Pleeaaassseee tell us more about the Hey Alma shout out.
Hah, canonically you all are big fans of Anat and Molly’s “The Second Avenue Spiel,” the cool Yiddish theater history TikTok account they’ve been working on behind Clara’s back. Hey Alma was my first paid byline, and where I really honed my voice as a writer. I owe a lot to you all.
I saw you posted about revisiting Kadya Molodowsky’s froyen lider poems while revising “Night Owls.” How has Kadya influenced the book? Did any other Jewish writers influence you?

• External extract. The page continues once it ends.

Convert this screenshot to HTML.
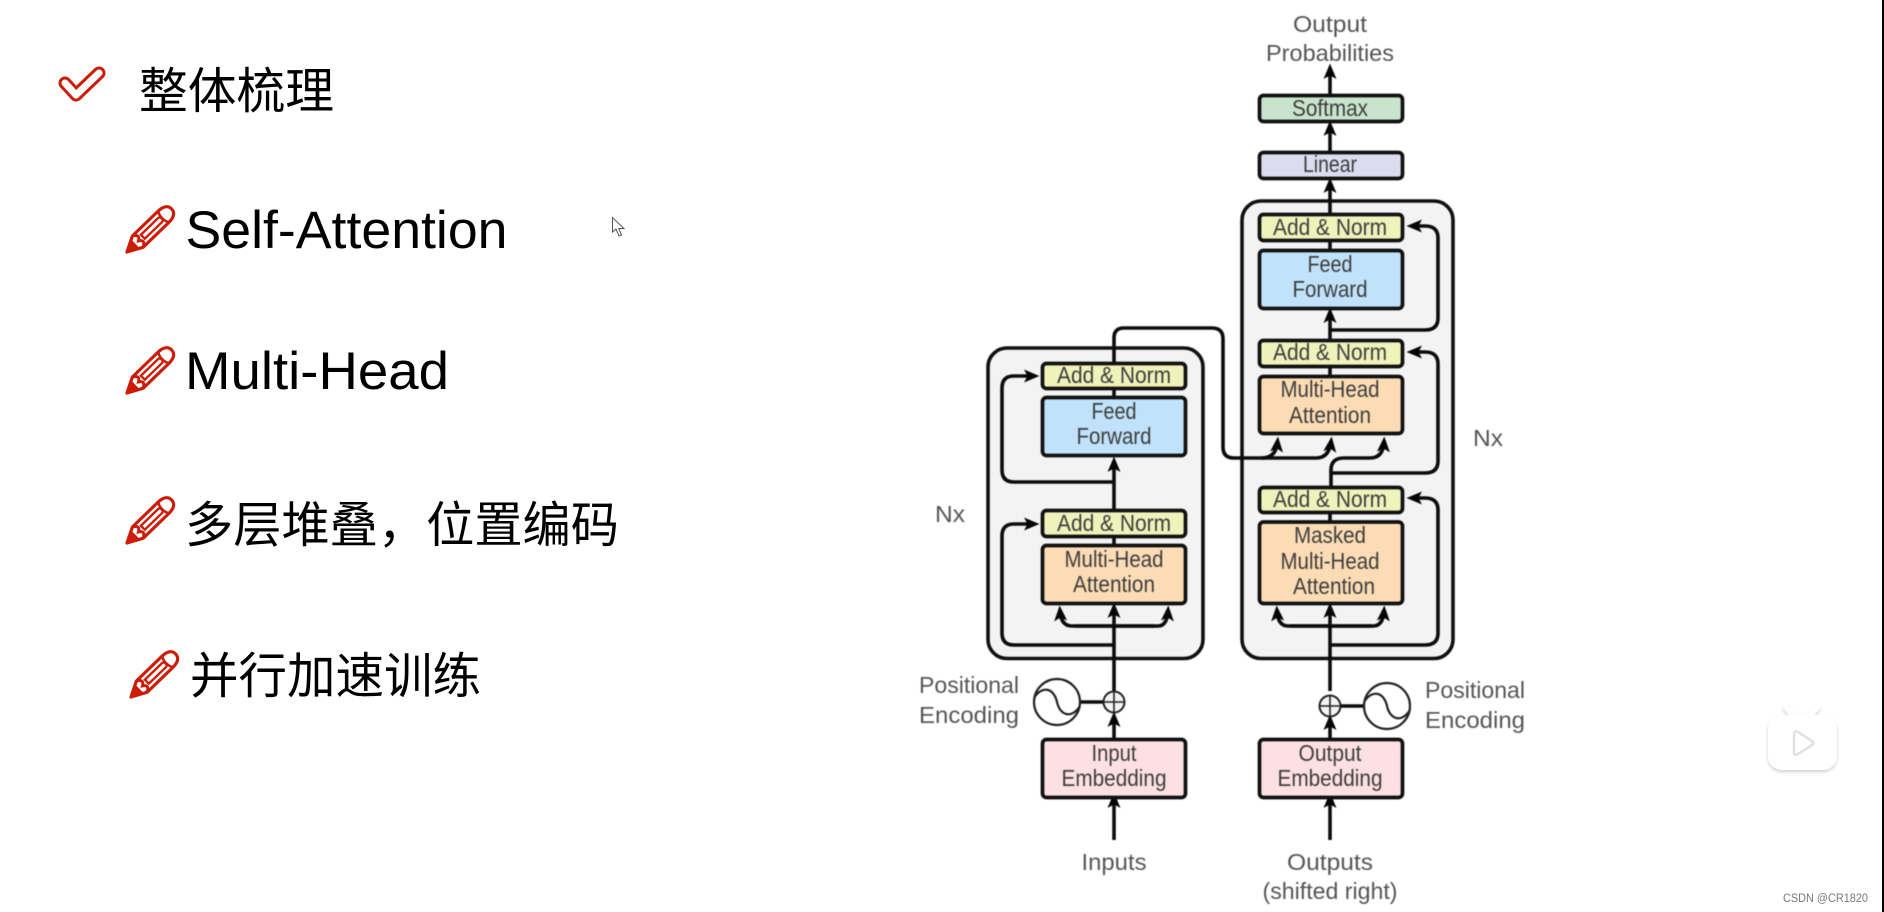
<!DOCTYPE html>
<html lang="zh">
<head>
<meta charset="utf-8">
<title>Transformer</title>
<style>
html,body{margin:0;padding:0;background:#fff;width:1884px;height:912px;overflow:hidden}
svg{display:block;position:absolute;left:0;top:0}
.cjk{font-family:"Liberation Sans","Noto Sans CJK SC",sans-serif;fill:#000;font-size:49px}
.lat{font-family:"Liberation Sans","Noto Sans CJK SC",sans-serif;fill:#000;font-size:53px}
.d text{font-family:"Liberation Sans",sans-serif;font-size:23px;fill:#3d3d3d;text-anchor:middle}
.box{stroke:#111;stroke-width:3.7}
.ln{fill:none;stroke:#0c0c0c;stroke-width:3.6;stroke-linejoin:round}
.ar{marker-end:url(#a)}
</style>
</head>
<body>
<svg width="1884" height="912" viewBox="0 0 1884 912" xmlns="http://www.w3.org/2000/svg">
<defs>
<marker id="a" markerUnits="userSpaceOnUse" markerWidth="18" markerHeight="16" viewBox="0 0 18 16" refX="10" refY="8" orient="auto">
<path d="M15.5 8 L0 1.5 L3.5 8 L0 14.5 Z" fill="#050505"/>
</marker>
<g id="pen">
<path d="M0 0 L15 -7.8 L50 -7.8 C58 -8 62 -5 62 0 C62 5 58 8 50 7.8 L15 7.8 Z" fill="#fff" stroke="#cc1d08" stroke-width="3.2" stroke-linejoin="round"/>
<path d="M0 0 L11 -5.5 L11 5.5 Z" fill="#cc1d08" stroke="#cc1d08" stroke-width="1.5"/>
<path d="M15 -7.8 C20 -5 20 -2.5 16 0 C20 2.5 20 5 15 7.8" fill="none" stroke="#cc1d08" stroke-width="3"/>
<path d="M22 -2.8 L46 -2.8 C49 -2.8 49 2.8 46 2.8 L22 2.8 Z" fill="none" stroke="#cc1d08" stroke-width="2.4"/>
<path d="M51 -7.8 C48 -4 48 4 51 7.8" fill="none" stroke="#cc1d08" stroke-width="2.6"/>
</g>
<filter id="s" x="-30%" y="-30%" width="160%" height="160%"><feDropShadow dx="0" dy="2" stdDeviation="1.6" flood-color="#000" flood-opacity=".18"/></filter>
</defs>

<rect width="1884" height="912" fill="#fff"/>
<rect x="1882" y="0" width="2" height="912" fill="#000"/>

<!-- Left list -->
<path d="M65 83 L76 95 L99 73" fill="none" stroke="#cc1d08" stroke-width="13" stroke-linecap="round" stroke-linejoin="round"/>
<path d="M65 83 L76 95 L99 73" fill="none" stroke="#fff" stroke-width="7" stroke-linecap="round" stroke-linejoin="round"/>
<text class="cjk" x="139" y="108" textLength="195" lengthAdjust="spacingAndGlyphs">整体梳理</text>

<use href="#pen" transform="translate(127 252) rotate(-44)"/>
<text class="lat" x="185.5" y="248" textLength="322" lengthAdjust="spacingAndGlyphs">Self-Attention</text>

<use href="#pen" transform="translate(127 393) rotate(-44)"/>
<text class="lat" x="185" y="389" textLength="264" lengthAdjust="spacingAndGlyphs">Multi-Head</text>

<use href="#pen" transform="translate(127 543) rotate(-44)"/>
<text class="cjk" x="185" y="542" textLength="434" lengthAdjust="spacingAndGlyphs">多层堆叠，位置编码</text>

<use href="#pen" transform="translate(131 697) rotate(-44)"/>
<text class="cjk" x="190" y="693" textLength="291" lengthAdjust="spacingAndGlyphs">并行加速训练</text>

<!-- cursor -->
<path d="M612.5 217.5 L612.5 232 L616 229 L619 236 L621.5 235 L618.8 228.5 L624 228.5 Z" fill="#fff" stroke="#555" stroke-width="1"/>

<!-- Diagram -->
<g class="d" style="filter:blur(.45px)">
<rect x="988" y="348" width="215" height="310.5" rx="19" fill="#f3f3f3" stroke="#111" stroke-width="3.6"/>
<rect x="1242" y="201" width="211" height="457.5" rx="19" fill="#f3f3f3" stroke="#111" stroke-width="3.6"/>

<!-- encoder connectors -->
<path class="ln" d="M1114 362 V338 Q1114 328 1124 328 H1212 Q1223 328 1223 339 V447 Q1223 458 1234 458 H1264"/>
<path class="ln ar" d="M1262 458 Q1276 458 1277.5 442"/>
<path class="ln ar" d="M1262 458 H1316 Q1329 458 1331 442"/>
<path class="ln ar" d="M1114 509 V462"/>
<path class="ln" d="M1114 397 V389"/>
<path class="ln" d="M1114 545 V537"/>
<path class="ln ar" d="M1114 482 H1014 Q1002 482 1002 470 V388 Q1002 376 1014 376 H1034"/>
<path class="ln ar" d="M1114 645 H1014 Q1002 645 1002 633 V536 Q1002 524 1014 524 H1034"/>
<path class="ln ar" d="M1114 691 V608"/>
<path class="ln ar" d="M1075 626 H1158 Q1167 626 1168 611"/>
<path class="ln ar" d="M1155 626 H1072 Q1061 626 1060 611"/>
<path class="ln ar" d="M1114 739 V717"/>
<path class="ln ar" d="M1114 840 V798"/>

<!-- decoder connectors -->
<path class="ln ar" d="M1330 94 V69"/>
<path class="ln ar" d="M1330 151 V126"/>
<path class="ln ar" d="M1330 213 V183"/>
<path class="ln" d="M1330 250 V241"/>
<path class="ln ar" d="M1330 339 V313"/>
<path class="ln ar" d="M1330 330 H1425 Q1438 330 1438 318 V238 Q1438 226 1425 226 H1412"/>
<path class="ln" d="M1330 376 V367"/>
<path class="ln ar" d="M1330 473 H1425 Q1438 473 1438 461 V364 Q1438 352 1425 352 H1412"/>
<path class="ln ar" d="M1331 486 V470 Q1331 458 1344 458 H1370 Q1383 458 1384 442"/>
<path class="ln" d="M1330 522 V513"/>
<path class="ln ar" d="M1330 645 H1425 Q1438 645 1438 633 V510 Q1438 498 1425 498 H1412"/>
<path class="ln ar" d="M1330 691 V608"/>
<path class="ln ar" d="M1290 626 H1373 Q1383 626 1384 611"/>
<path class="ln ar" d="M1372 626 H1288 Q1278 626 1277 611"/>
<path class="ln ar" d="M1330 739 V720"/>
<path class="ln ar" d="M1330 840 V798"/>

<!-- boxes right -->
<rect class="box" x="1259.5" y="95.5" width="143" height="26" rx="4" fill="#c9e4cc"/>
<rect class="box" x="1259.5" y="152.5" width="143" height="26" rx="4" fill="#dcdcf0"/>
<rect class="box" x="1259.5" y="214.5" width="143" height="26" rx="4" fill="#eff2bb"/>
<rect class="box" x="1259.5" y="250.5" width="143" height="58" rx="4" fill="#c0e2fa"/>
<rect class="box" x="1259.5" y="340.5" width="143" height="26" rx="4" fill="#eff2bb"/>
<rect class="box" x="1259.5" y="376.5" width="143" height="57" rx="4" fill="#fcdcb5"/>
<rect class="box" x="1259.5" y="487.5" width="143" height="25" rx="4" fill="#eff2bb"/>
<rect class="box" x="1259.5" y="522" width="143" height="81.5" rx="4" fill="#fcdcb5"/>
<rect class="box" x="1259.5" y="739.5" width="143" height="58" rx="4" fill="#fde0e2"/>

<!-- boxes left -->
<rect class="box" x="1042.5" y="363.5" width="143" height="25" rx="4" fill="#eff2bb"/>
<rect class="box" x="1042.5" y="397.5" width="143" height="58" rx="4" fill="#c0e2fa"/>
<rect class="box" x="1042.5" y="510.5" width="143" height="26" rx="4" fill="#eff2bb"/>
<rect class="box" x="1042.5" y="545.5" width="143" height="58" rx="4" fill="#fcdcb5"/>
<rect class="box" x="1042.5" y="739.5" width="143" height="58" rx="4" fill="#fde0e2"/>

<!-- positional encoding left -->
<path class="ln" d="M1080 702 H1103"/>
<circle cx="1114" cy="702" r="10.5" fill="#f4f4f4" stroke="#222" stroke-width="2"/>
<path d="M1103.5 702 H1124.5 M1114 691.5 V712.5" stroke="#222" stroke-width="1.6"/>
<circle cx="1057" cy="702" r="23" fill="#fff" stroke="#222" stroke-width="2.2"/>
<path d="M1034 698 C1042 685 1054 688 1057 702 C1060 716 1072 719 1080 706" fill="none" stroke="#222" stroke-width="2.2"/>

<!-- positional encoding right -->
<path class="ln" d="M1341 706 H1364"/>
<circle cx="1330" cy="706" r="10.5" fill="#f4f4f4" stroke="#222" stroke-width="2"/>
<path d="M1319.5 706 H1340.5 M1330 695.5 V716.5" stroke="#222" stroke-width="1.6"/>
<circle cx="1387" cy="706" r="23" fill="#fff" stroke="#222" stroke-width="2.2"/>
<path d="M1364 702 C1372 689 1384 692 1387 706 C1390 720 1402 723 1410 710" fill="none" stroke="#222" stroke-width="2.2"/>

<!-- labels -->
<text x="1330" y="32" textLength="74" lengthAdjust="spacingAndGlyphs" style="fill:#555">Output</text>
<text x="1330" y="61" textLength="128" lengthAdjust="spacingAndGlyphs" style="fill:#555">Probabilities</text>
<text x="1330" y="116" textLength="76" lengthAdjust="spacingAndGlyphs">Softmax</text>
<text x="1330" y="172" textLength="54" lengthAdjust="spacingAndGlyphs">Linear</text>
<text x="1330" y="235" textLength="114" lengthAdjust="spacingAndGlyphs">Add &amp; Norm</text>
<text x="1330" y="272" textLength="45" lengthAdjust="spacingAndGlyphs">Feed</text>
<text x="1330" y="297" textLength="75" lengthAdjust="spacingAndGlyphs">Forward</text>
<text x="1330" y="360" textLength="114" lengthAdjust="spacingAndGlyphs">Add &amp; Norm</text>
<text x="1330" y="397" textLength="99" lengthAdjust="spacingAndGlyphs">Multi-Head</text>
<text x="1330" y="423" textLength="82" lengthAdjust="spacingAndGlyphs">Attention</text>
<text x="1330" y="507" textLength="114" lengthAdjust="spacingAndGlyphs">Add &amp; Norm</text>
<text x="1330" y="543" textLength="72" lengthAdjust="spacingAndGlyphs">Masked</text>
<text x="1330" y="569" textLength="99" lengthAdjust="spacingAndGlyphs">Multi-Head</text>
<text x="1334" y="594" textLength="82" lengthAdjust="spacingAndGlyphs">Attention</text>
<text x="1330" y="761" textLength="63" lengthAdjust="spacingAndGlyphs">Output</text>
<text x="1330" y="786" textLength="105" lengthAdjust="spacingAndGlyphs">Embedding</text>

<text x="1114" y="383" textLength="114" lengthAdjust="spacingAndGlyphs">Add &amp; Norm</text>
<text x="1114" y="419" textLength="45" lengthAdjust="spacingAndGlyphs">Feed</text>
<text x="1114" y="444" textLength="75" lengthAdjust="spacingAndGlyphs">Forward</text>
<text x="1114" y="531" textLength="114" lengthAdjust="spacingAndGlyphs">Add &amp; Norm</text>
<text x="1114" y="567" textLength="99" lengthAdjust="spacingAndGlyphs">Multi-Head</text>
<text x="1114" y="592" textLength="82" lengthAdjust="spacingAndGlyphs">Attention</text>
<text x="1114" y="761" textLength="45" lengthAdjust="spacingAndGlyphs">Input</text>
<text x="1114" y="786" textLength="105" lengthAdjust="spacingAndGlyphs">Embedding</text>

<text x="1114" y="870" textLength="65" lengthAdjust="spacingAndGlyphs" style="fill:#555">Inputs</text>
<text x="1330" y="870" textLength="86" lengthAdjust="spacingAndGlyphs" style="fill:#555">Outputs</text>
<text x="1330" y="899" textLength="135" lengthAdjust="spacingAndGlyphs" style="fill:#555">(shifted right)</text>
<text x="1488" y="446" textLength="30" lengthAdjust="spacingAndGlyphs" style="fill:#555">Nx</text>
<text x="950" y="522" textLength="30" lengthAdjust="spacingAndGlyphs" style="fill:#555">Nx</text>
<text x="969" y="693" textLength="100" lengthAdjust="spacingAndGlyphs" style="fill:#555">Positional</text>
<text x="969" y="723" textLength="100" lengthAdjust="spacingAndGlyphs" style="fill:#555">Encoding</text>
<text x="1475" y="698" textLength="100" lengthAdjust="spacingAndGlyphs" style="fill:#555">Positional</text>
<text x="1475" y="728" textLength="100" lengthAdjust="spacingAndGlyphs" style="fill:#555">Encoding</text>
</g>

<!-- video watermark icon -->
<g filter="url(#s)">
<path d="M1786 707 L1794 717 M1817 707 L1809 717" stroke="#fff" stroke-width="6" stroke-linecap="round"/>
<rect x="1768" y="715" width="69" height="55" rx="14" fill="#fff"/>
</g>
<path d="M1794 734 Q1794 730 1798 732 L1812 741 Q1815 743 1812 745 L1798 754 Q1794 756 1794 752 Z" fill="#fff" stroke="#e0e0e0" stroke-width="2.4"/>

<text x="1783" y="902" font-family="Liberation Sans, sans-serif" font-size="11.5" fill="#7a7a7a" textLength="85" lengthAdjust="spacingAndGlyphs">CSDN @CR1820</text>
</svg>
</body>
</html>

Yes, many! I often look at poetry before sitting down to revise, it’s like a concentrated hit of emotion and a reminder to think about word choice and sentence rhythm. For this book, I loved Kadya Molodowsky’s poetry, as well as Amy Levy’s, who never fails at breaking my heart. In addition to those, nods to Emma Lazarus and Allen Ginsberg poetry appear directly in the text (in the case of Ginsberg, by way of a school theater project plot device that I am very proud of). To me they are both not just Jewish icons but part of the cultural fabric of New York Jewish life, particularly in the Village.
In terms of other writing influences, I feel incredibly indebted to Alice Hoffman and Naomi Novik, whose work drawing on Jewish history and magic and centering the lives of hungry Jewish women have made a tremendous personal impact on me, and whose successes have created a lot of avenues for other Jewish women to write these kinds of stories. This book also doesn’t exist without Paula Vogel’s “Indecent,” which blew my mind on stage and which I regularly reread. I also owe a lot to Etgar Keret’s short fiction, which I first encountered in high school; “The Bus Driver Who Wanted to Be God and Other Stories” was the first “cool” Jewish thing I remember reading. That dark, edgy humor and that through line of fabulism first got me excited about the possibilities for speculative Jewish fiction.
Any other upcoming projects?
Like “Night Owls,” whatever I come out with next will definitely be deeply Jewish, feminist in its sensibilities, a little magical, and darkly funny.